# [SOURCE DATA]
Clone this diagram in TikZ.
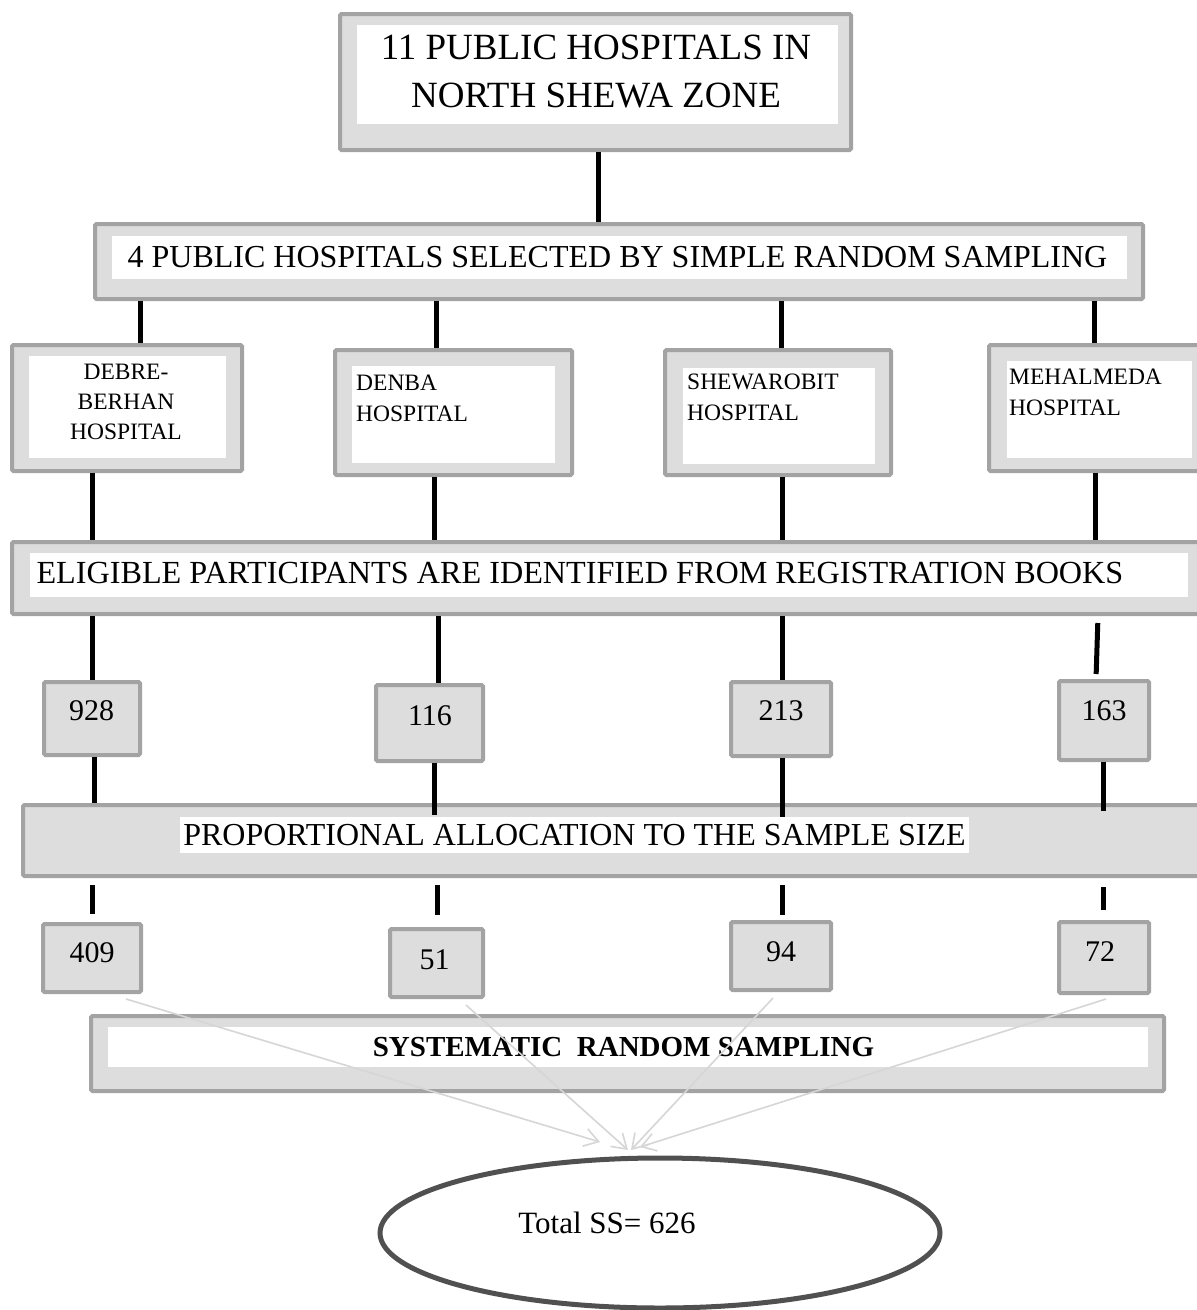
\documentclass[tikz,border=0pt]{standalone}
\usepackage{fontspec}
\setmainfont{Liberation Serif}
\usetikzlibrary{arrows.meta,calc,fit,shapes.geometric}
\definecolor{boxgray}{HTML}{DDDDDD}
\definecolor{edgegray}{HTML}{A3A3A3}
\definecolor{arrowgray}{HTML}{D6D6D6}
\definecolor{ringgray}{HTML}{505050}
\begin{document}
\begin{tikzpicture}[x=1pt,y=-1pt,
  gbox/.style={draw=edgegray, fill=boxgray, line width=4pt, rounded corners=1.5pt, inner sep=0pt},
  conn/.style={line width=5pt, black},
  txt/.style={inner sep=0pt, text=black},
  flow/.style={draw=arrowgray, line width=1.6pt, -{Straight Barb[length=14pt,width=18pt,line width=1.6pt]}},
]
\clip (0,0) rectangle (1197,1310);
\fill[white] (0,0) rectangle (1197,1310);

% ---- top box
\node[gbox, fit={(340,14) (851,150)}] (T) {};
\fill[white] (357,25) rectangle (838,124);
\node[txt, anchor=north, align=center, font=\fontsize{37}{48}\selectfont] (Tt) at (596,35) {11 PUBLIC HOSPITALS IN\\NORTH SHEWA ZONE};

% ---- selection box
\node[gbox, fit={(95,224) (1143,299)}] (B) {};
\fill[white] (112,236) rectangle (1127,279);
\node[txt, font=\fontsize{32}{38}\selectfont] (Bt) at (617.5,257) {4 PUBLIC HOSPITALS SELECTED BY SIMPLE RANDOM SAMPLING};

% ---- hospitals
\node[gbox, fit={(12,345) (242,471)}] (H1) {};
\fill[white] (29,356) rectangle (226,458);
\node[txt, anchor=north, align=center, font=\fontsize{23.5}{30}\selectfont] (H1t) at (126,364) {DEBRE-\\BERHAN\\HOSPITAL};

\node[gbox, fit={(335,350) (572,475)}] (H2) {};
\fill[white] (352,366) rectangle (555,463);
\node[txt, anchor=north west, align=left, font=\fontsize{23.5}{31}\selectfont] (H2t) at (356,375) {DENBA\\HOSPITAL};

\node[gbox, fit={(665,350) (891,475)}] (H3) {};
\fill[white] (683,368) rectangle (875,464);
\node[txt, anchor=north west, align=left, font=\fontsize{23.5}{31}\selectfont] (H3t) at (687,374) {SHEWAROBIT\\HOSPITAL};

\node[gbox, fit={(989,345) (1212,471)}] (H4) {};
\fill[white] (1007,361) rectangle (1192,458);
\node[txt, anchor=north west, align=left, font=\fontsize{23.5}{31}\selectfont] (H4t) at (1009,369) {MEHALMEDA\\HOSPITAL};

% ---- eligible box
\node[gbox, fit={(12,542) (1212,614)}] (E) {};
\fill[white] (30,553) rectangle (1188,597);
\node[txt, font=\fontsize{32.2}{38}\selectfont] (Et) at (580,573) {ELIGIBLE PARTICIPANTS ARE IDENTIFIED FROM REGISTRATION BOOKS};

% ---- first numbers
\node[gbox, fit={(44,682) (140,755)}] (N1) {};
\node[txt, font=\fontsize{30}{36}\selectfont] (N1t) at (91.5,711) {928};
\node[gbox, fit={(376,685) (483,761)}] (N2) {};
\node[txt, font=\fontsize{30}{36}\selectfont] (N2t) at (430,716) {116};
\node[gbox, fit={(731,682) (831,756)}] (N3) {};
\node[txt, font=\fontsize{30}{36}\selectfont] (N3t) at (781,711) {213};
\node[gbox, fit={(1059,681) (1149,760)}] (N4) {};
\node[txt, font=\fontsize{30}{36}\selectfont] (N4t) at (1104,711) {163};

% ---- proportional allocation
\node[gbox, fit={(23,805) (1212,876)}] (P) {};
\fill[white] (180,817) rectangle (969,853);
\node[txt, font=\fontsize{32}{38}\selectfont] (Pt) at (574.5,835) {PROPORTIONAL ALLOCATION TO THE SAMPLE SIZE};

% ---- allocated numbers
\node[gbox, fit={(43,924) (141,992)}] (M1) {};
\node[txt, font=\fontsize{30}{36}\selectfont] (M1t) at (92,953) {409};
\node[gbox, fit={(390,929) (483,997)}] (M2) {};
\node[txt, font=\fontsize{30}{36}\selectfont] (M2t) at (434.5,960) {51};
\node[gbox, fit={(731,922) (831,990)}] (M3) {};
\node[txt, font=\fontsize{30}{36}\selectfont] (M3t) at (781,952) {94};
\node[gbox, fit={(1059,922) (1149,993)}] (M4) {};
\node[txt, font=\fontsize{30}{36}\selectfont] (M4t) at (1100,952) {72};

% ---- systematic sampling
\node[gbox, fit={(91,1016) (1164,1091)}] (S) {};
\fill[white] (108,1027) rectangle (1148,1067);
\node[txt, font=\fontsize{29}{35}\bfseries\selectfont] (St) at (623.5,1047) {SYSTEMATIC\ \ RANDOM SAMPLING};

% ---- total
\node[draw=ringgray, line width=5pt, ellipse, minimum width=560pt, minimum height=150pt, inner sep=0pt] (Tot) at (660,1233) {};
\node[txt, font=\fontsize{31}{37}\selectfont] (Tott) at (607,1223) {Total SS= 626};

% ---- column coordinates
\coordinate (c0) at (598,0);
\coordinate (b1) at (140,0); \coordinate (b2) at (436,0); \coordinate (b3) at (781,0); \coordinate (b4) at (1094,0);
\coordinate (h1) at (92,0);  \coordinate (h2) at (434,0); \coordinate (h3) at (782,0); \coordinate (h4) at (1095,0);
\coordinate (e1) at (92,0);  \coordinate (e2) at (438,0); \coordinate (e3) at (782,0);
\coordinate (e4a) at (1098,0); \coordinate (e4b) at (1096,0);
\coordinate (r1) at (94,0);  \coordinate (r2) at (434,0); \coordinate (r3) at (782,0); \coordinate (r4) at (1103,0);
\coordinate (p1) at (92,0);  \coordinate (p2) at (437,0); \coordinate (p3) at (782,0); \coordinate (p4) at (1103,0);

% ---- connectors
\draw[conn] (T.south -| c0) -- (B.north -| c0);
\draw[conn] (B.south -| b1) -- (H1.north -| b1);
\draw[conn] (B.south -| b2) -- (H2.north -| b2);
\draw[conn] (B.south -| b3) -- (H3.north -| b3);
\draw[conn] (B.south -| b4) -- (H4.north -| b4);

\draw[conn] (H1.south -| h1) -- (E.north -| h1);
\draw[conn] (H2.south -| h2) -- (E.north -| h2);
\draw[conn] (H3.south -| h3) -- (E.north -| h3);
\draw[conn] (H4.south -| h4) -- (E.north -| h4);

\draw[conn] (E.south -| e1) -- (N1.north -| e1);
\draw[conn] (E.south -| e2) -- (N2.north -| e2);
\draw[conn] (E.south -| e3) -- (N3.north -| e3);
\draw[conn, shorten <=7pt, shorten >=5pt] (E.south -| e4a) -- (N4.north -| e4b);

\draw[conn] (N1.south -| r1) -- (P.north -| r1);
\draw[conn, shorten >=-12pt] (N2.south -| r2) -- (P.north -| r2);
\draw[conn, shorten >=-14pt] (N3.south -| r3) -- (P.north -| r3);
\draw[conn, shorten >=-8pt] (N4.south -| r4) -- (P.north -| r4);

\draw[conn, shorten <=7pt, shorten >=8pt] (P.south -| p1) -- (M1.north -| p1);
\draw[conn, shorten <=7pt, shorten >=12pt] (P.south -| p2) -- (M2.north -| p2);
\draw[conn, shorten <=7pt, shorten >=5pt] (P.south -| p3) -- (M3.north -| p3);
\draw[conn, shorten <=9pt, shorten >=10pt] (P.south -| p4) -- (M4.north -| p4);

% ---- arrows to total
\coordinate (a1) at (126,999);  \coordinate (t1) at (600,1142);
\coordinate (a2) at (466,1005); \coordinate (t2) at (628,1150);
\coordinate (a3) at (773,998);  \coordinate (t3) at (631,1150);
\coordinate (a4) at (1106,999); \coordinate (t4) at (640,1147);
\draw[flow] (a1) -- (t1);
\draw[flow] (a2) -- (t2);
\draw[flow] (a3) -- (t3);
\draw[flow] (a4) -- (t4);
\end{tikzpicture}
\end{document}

...

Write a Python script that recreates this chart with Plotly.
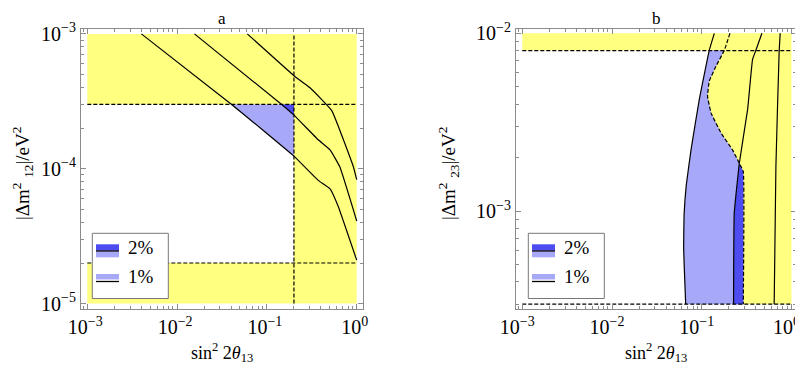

# [EXERCISE INSTRUCTIONS]
In the listing above, find the line containing "Clone this diagram in TikZ." and the line containing "(H2t) at (356,375)". Reproduce those lines and all between them exactly, with no pictures and nothing more.

# [COMPLETE ANSWER]
Clone this diagram in TikZ.
\documentclass[tikz,border=0pt]{standalone}
\usepackage{fontspec}
\setmainfont{Liberation Serif}
\usetikzlibrary{arrows.meta,calc,fit,shapes.geometric}
\definecolor{boxgray}{HTML}{DDDDDD}
\definecolor{edgegray}{HTML}{A3A3A3}
\definecolor{arrowgray}{HTML}{D6D6D6}
\definecolor{ringgray}{HTML}{505050}
\begin{document}
\begin{tikzpicture}[x=1pt,y=-1pt,
  gbox/.style={draw=edgegray, fill=boxgray, line width=4pt, rounded corners=1.5pt, inner sep=0pt},
  conn/.style={line width=5pt, black},
  txt/.style={inner sep=0pt, text=black},
  flow/.style={draw=arrowgray, line width=1.6pt, -{Straight Barb[length=14pt,width=18pt,line width=1.6pt]}},
]
\clip (0,0) rectangle (1197,1310);
\fill[white] (0,0) rectangle (1197,1310);

% ---- top box
\node[gbox, fit={(340,14) (851,150)}] (T) {};
\fill[white] (357,25) rectangle (838,124);
\node[txt, anchor=north, align=center, font=\fontsize{37}{48}\selectfont] (Tt) at (596,35) {11 PUBLIC HOSPITALS IN\\NORTH SHEWA ZONE};

% ---- selection box
\node[gbox, fit={(95,224) (1143,299)}] (B) {};
\fill[white] (112,236) rectangle (1127,279);
\node[txt, font=\fontsize{32}{38}\selectfont] (Bt) at (617.5,257) {4 PUBLIC HOSPITALS SELECTED BY SIMPLE RANDOM SAMPLING};

% ---- hospitals
\node[gbox, fit={(12,345) (242,471)}] (H1) {};
\fill[white] (29,356) rectangle (226,458);
\node[txt, anchor=north, align=center, font=\fontsize{23.5}{30}\selectfont] (H1t) at (126,364) {DEBRE-\\BERHAN\\HOSPITAL};

\node[gbox, fit={(335,350) (572,475)}] (H2) {};
\fill[white] (352,366) rectangle (555,463);
\node[txt, anchor=north west, align=left, font=\fontsize{23.5}{31}\selectfont] (H2t) at (356,375) {DENBA\\HOSPITAL};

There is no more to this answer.